Between 1954 and 1956 Germantown experienced an influx of lower-income African Americans, resulting in a decline in property values and triggering a "white flight" of the majority of white residents to the suburbs. The demographic shift caused a slow but steady decline in central Germantown's upscale shopping district, with the last department store, a J. C. Penney branch, closing in the early 1980s.
The current demographics of Germantown reflects this shift. As of the 2010 US Census, Germantown proper is 77% black, 15% white, 3% non-white Hispanic, and 2% Asian, and East Germantown is 92% black, 3% white, 2% non-white Hispanic, and 2% Asian.
Eugene Stackhouse, a retired former president of the Germantown Historical Society says that the demographic transition of Germantown into a predominantly black neighborhood was the result of the now illegal practice of blockbusting. "It was a great disgrace. Cheap houses would be sold to a black family, then the realtors would go around and tell the neighbors that the blacks are invading", said Stackhouse. The practice was used to trigger panic selling.
Primary and secondary schools
Germantown is zoned to the School District of Philadelphia, as is all of Philadelphia. Public schools located in Germantown include the Anna L. Lingelbach School (K-8), the John B. Kelly School (K-6), the John Wister Elementary School (K-6), the Hill Freedman Middle School (6-8), the Theodore Roosevelt Middle School (7-8), the Fitler Academics Plus School (1-8), and the Martin Luther King High School (9-12).
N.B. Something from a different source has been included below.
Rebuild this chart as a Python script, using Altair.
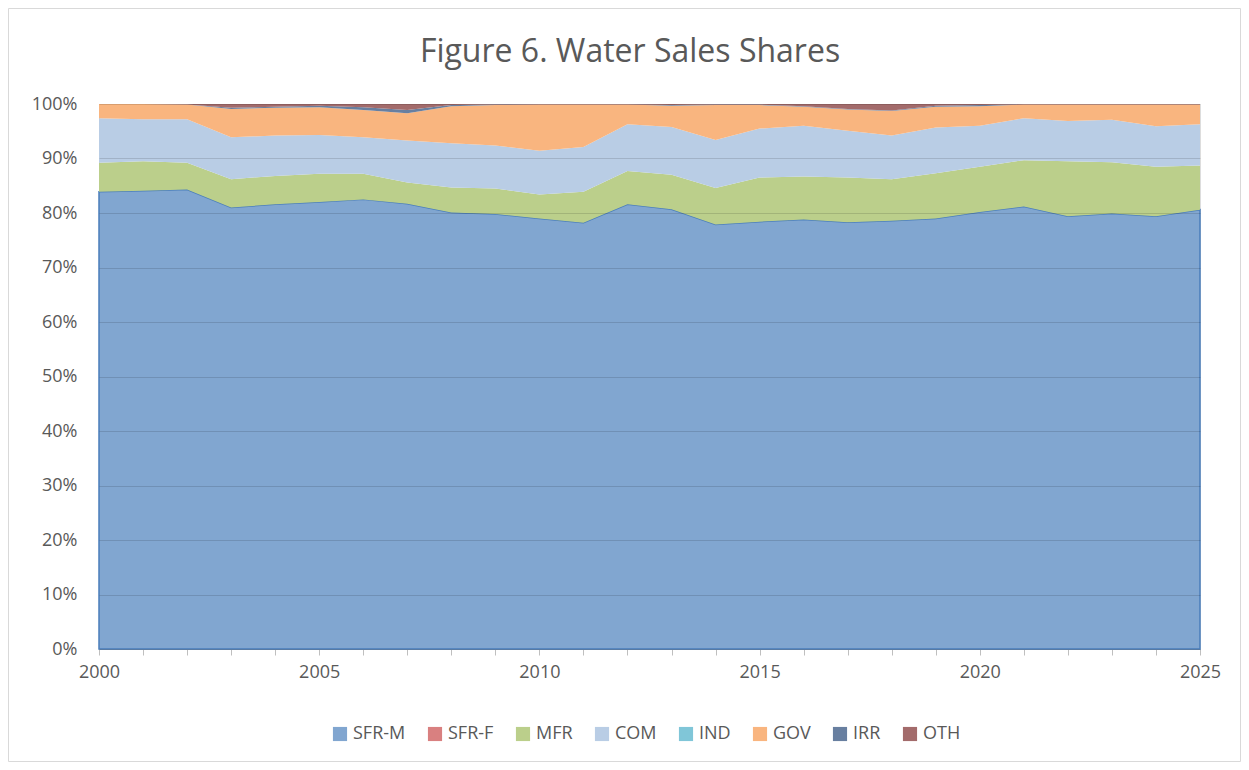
import altair as alt
import pandas as pd

years = list(range(2000, 2026))
series = ["SFR-M", "SFR-F", "MFR", "COM", "IND", "GOV", "IRR", "OTH"]

sfr_m = [83.9, 84.1, 84.3, 81.0, 81.6, 82.0, 82.5, 81.7, 80.1, 79.8, 79.0, 78.2, 81.6,
         80.7, 77.9, 78.4, 78.8, 78.3, 78.6, 79.0, 80.2, 81.2, 79.4, 79.9, 79.4, 80.6]
sfr_f = [0.0] * 26
mfr = [5.3, 5.4, 4.9, 5.2, 5.2, 5.2, 4.7, 3.9, 4.6, 4.7, 4.4, 5.7, 6.1,
       6.3, 6.7, 8.1, 7.9, 8.2, 7.6, 8.3, 8.3, 8.5, 10.1, 9.4, 9.1, 8.1]
com = [8.2, 7.7, 8.0, 7.7, 7.4, 7.1, 6.7, 7.7, 8.1, 7.9, 8.0, 8.2, 8.6,
       8.8, 8.8, 9.0, 9.3, 8.6, 8.0, 8.4, 7.5, 7.7, 7.4, 7.8, 7.4, 7.6]
ind = [0.0] * 26
gov = [2.6, 2.8, 2.7, 5.2, 5.1, 5.1, 5.0, 5.0, 6.8, 7.4, 8.5, 7.8, 3.6,
       3.9, 6.4, 4.3, 3.5, 3.9, 4.5, 3.8, 3.6, 2.5, 3.0, 2.8, 4.0, 3.6]
irr = [0.0, 0.0, 0.0, 0.2, 0.2, 0.3, 0.5, 0.6, 0.2, 0.1, 0.0, 0.0, 0.0,
       0.1, 0.1, 0.1, 0.1, 0.1, 0.1, 0.2, 0.2, 0.0, 0.0, 0.0, 0.0, 0.0]
oth = [0.0, 0.0, 0.1, 0.7, 0.5, 0.3, 0.6, 1.1, 0.2, 0.1, 0.1, 0.1, 0.1,
       0.2, 0.1, 0.1, 0.4, 0.9, 1.2, 0.3, 0.2, 0.1, 0.1, 0.1, 0.1, 0.1]

colors = ["#81a6d0", "#d98080", "#bbcf8b", "#b9cde5", "#80c6d8", "#f9b57f", "#687fa0", "#a36b6b"]
title_text = "Figure 6. Water Sales Shares"

vals = [sfr_m, sfr_f, mfr, com, ind, gov, irr, oth]
rows = []
for si, (name, arr) in enumerate(zip(series, vals)):
    for y, v in zip(years, arr):
        rows.append({"year": y, "series": name, "idx": si, "share": v})
df = pd.DataFrame(rows)

txt = "#595959"
font = "Open Sans"

area = alt.Chart(df).mark_area(strokeWidth=1.5, interpolate="linear").encode(
    x=alt.X("year:Q",
            scale=alt.Scale(domain=[2000, 2025], nice=False, zero=False),
            axis=alt.Axis(values=years, labelExpr="datum.value % 5 == 0 ? datum.value : ''",
                          title=None, grid=False, tickSize=6, tickColor="#bfbfbf",
                          domainColor="#bfbfbf", labelFontSize=18, labelColor=txt,
                          labelFont=font, labelPadding=8, labelFlush=False)),
    y=alt.Y("share:Q", stack="normalize",
            scale=alt.Scale(domain=[0, 1], nice=False),
            axis=alt.Axis(values=[i / 10 for i in range(11)], format=".0%", title=None,
                          ticks=False, domain=False, gridColor="#000000", gridOpacity=0.13,
                          labelFontSize=18, labelColor=txt, labelFont=font,
                          labelPadding=22, zindex=1)),
    color=alt.Color("series:N", scale=alt.Scale(domain=series, range=colors),
                    legend=alt.Legend(title=None, orient="none", legendX=232, legendY=621,
                                      direction="horizontal", columns=8, symbolType="square",
                                      symbolSize=200, symbolStrokeWidth=0, labelFontSize=18,
                                      labelColor=txt, labelFont=font, columnPadding=20,
                                      symbolOpacity=1)),
    stroke=alt.condition("datum.series == 'SFR-M'", alt.value("#4a7ebb"), alt.value("transparent")),
    order=alt.Order("idx:Q", sort="ascending"),
)

border = alt.Chart(alt.Data(values=[{}])).mark_rect(fill=None, stroke="#d9d9d9", strokeWidth=1).encode(
    x=alt.value(-90.5), x2=alt.value(1141.5), y=alt.value(-95.5), y2=alt.value(657.5)
)

title = alt.Chart(alt.Data(values=[{"t": title_text}])).mark_text(
    fontSize=32, font=font, color=txt, align="center", baseline="alphabetic"
).encode(text="t:N", x=alt.value(531), y=alt.value(-42))

chart = alt.layer(border, area, title).properties(
    width=1101, height=545,
    autosize=alt.AutoSizeParams(type="none"),
    padding={"left": 91, "top": 96, "right": 41, "bottom": 113},
).configure_view(stroke=None).configure(background="white")

chart.save("out.html", embed_options={"renderer": "svg", "actions": False})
The Robert Fulton Elementary School and Germantown High School, a regional public high school located in Germantown, were both closed in 2013.
Germantown's private schools include the DePaul Catholic School (K-8), Waldorf School of Philadelphia (PreK-8), the High Street Christian Academy (K-4), the Germantown Islamic School, the Green Tree School (special education, ages 6-21), and two Quaker schools: Germantown Friends School and Greene Street Friends School.